## START RECORDS FOR THIS EXERCISE
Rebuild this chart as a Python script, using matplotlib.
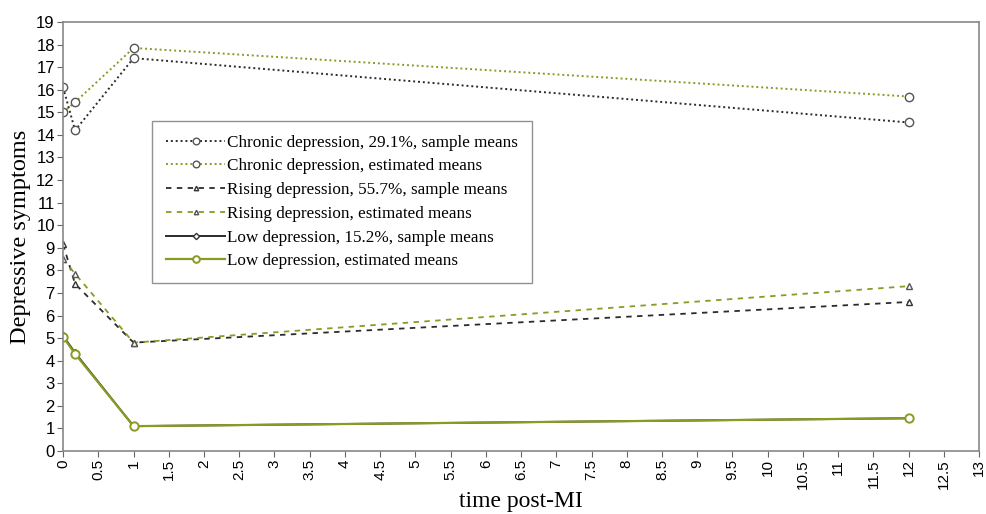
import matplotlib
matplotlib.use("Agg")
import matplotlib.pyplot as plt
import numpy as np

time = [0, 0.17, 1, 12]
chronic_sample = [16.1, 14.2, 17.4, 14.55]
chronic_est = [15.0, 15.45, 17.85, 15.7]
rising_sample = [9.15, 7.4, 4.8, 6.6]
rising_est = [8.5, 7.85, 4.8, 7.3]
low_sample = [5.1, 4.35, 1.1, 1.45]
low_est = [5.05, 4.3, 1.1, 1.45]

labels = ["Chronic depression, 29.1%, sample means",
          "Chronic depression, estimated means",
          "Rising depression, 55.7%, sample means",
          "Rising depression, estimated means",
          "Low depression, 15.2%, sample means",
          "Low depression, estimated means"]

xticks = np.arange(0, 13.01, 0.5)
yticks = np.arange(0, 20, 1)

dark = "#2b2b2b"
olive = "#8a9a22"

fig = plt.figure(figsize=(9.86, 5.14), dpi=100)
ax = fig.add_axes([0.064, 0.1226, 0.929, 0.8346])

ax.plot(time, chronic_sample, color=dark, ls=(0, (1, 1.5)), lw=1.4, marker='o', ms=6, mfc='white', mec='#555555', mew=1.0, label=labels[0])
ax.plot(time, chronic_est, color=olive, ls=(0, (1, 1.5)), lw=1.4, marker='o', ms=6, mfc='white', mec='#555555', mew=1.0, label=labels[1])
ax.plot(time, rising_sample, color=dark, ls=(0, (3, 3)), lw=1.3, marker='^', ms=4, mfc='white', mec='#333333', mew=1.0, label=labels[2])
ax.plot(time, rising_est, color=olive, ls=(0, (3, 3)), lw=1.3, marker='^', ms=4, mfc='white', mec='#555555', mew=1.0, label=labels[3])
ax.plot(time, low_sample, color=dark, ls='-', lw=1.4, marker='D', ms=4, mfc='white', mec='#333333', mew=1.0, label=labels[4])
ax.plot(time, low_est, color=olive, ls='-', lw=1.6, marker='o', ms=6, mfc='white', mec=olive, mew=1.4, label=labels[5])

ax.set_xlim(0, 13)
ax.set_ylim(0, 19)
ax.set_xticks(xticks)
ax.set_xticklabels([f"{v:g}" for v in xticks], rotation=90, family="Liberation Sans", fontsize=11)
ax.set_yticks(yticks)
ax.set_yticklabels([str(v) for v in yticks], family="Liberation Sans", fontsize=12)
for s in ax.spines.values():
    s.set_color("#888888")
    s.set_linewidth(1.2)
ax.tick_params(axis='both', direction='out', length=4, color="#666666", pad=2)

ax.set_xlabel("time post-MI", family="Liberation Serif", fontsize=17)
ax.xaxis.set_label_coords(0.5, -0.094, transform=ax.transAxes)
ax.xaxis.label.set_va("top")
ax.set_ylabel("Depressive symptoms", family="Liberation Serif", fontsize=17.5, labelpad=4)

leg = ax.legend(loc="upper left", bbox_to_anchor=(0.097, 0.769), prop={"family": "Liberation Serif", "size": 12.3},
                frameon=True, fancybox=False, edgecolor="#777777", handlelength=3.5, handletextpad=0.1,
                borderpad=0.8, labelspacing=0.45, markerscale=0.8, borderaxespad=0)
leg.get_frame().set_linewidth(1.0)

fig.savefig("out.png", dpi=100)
## END RECORDS FOR THIS EXERCISE
## START RECORDS FOR THIS EXERCISE
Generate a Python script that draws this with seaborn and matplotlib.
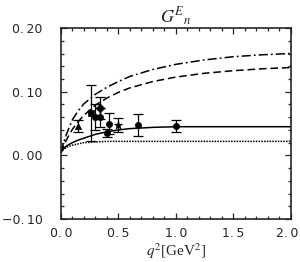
## END RECORDS FOR THIS EXERCISE
## START RECORDS FOR THIS EXERCISE
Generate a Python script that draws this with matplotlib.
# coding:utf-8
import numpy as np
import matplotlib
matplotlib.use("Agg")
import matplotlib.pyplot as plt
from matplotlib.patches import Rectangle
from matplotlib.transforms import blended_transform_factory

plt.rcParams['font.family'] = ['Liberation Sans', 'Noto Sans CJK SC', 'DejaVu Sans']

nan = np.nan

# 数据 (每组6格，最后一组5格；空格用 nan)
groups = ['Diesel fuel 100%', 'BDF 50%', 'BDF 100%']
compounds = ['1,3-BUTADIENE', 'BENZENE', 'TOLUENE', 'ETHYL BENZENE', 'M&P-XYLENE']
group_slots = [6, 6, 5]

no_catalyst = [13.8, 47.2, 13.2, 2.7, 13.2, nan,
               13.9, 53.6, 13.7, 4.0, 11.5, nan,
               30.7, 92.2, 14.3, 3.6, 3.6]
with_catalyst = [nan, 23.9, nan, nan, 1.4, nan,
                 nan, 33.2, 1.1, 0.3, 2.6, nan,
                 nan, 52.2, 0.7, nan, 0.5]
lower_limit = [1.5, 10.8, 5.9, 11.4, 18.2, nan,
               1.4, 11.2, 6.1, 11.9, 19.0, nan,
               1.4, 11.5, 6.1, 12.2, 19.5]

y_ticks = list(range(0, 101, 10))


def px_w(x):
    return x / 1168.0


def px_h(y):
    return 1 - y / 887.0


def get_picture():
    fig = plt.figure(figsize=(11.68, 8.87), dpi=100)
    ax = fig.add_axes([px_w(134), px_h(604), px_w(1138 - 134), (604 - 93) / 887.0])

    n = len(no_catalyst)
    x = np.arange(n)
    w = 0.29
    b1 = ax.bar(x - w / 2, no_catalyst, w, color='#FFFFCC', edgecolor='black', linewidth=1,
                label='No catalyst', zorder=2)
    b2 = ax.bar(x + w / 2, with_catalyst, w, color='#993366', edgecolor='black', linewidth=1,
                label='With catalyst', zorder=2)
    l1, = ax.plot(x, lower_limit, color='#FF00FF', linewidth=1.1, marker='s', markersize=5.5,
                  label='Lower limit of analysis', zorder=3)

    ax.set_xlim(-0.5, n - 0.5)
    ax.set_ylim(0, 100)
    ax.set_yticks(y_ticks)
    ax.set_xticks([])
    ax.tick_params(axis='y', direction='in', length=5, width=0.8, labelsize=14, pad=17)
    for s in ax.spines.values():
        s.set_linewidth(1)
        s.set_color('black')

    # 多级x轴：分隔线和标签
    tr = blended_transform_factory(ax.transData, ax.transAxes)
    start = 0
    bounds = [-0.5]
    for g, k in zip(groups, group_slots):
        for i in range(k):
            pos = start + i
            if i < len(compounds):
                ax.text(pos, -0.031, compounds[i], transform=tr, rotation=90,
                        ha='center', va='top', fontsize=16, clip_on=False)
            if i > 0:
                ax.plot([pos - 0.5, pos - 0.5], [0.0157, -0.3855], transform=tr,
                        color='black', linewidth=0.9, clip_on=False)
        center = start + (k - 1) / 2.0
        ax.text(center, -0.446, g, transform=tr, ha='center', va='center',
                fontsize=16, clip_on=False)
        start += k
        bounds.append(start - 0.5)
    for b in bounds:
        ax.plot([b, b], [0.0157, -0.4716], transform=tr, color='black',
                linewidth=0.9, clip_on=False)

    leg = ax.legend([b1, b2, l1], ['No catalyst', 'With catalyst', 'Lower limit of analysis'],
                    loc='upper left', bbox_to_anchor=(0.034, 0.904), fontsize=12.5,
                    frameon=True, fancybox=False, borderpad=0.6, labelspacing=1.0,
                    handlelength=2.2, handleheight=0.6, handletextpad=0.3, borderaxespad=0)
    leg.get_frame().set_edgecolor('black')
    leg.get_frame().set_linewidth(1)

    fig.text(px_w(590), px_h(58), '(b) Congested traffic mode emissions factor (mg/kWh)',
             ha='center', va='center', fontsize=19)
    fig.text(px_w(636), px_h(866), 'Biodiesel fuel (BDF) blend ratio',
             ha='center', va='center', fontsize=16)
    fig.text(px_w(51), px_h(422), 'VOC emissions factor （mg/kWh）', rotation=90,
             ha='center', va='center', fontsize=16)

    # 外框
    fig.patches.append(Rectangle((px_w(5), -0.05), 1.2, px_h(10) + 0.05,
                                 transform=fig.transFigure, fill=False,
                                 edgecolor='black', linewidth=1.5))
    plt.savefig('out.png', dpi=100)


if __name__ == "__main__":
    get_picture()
## END RECORDS FOR THIS EXERCISE
Return only the stretch of the material above from the line holding "Generate a Python script that draws this with matplotlib." through the line holding "from matplotlib.transforms import", copied exactly.

Generate a Python script that draws this with matplotlib.
# coding:utf-8
import numpy as np
import matplotlib
matplotlib.use("Agg")
import matplotlib.pyplot as plt
from matplotlib.patches import Rectangle
from matplotlib.transforms import blended_transform_factory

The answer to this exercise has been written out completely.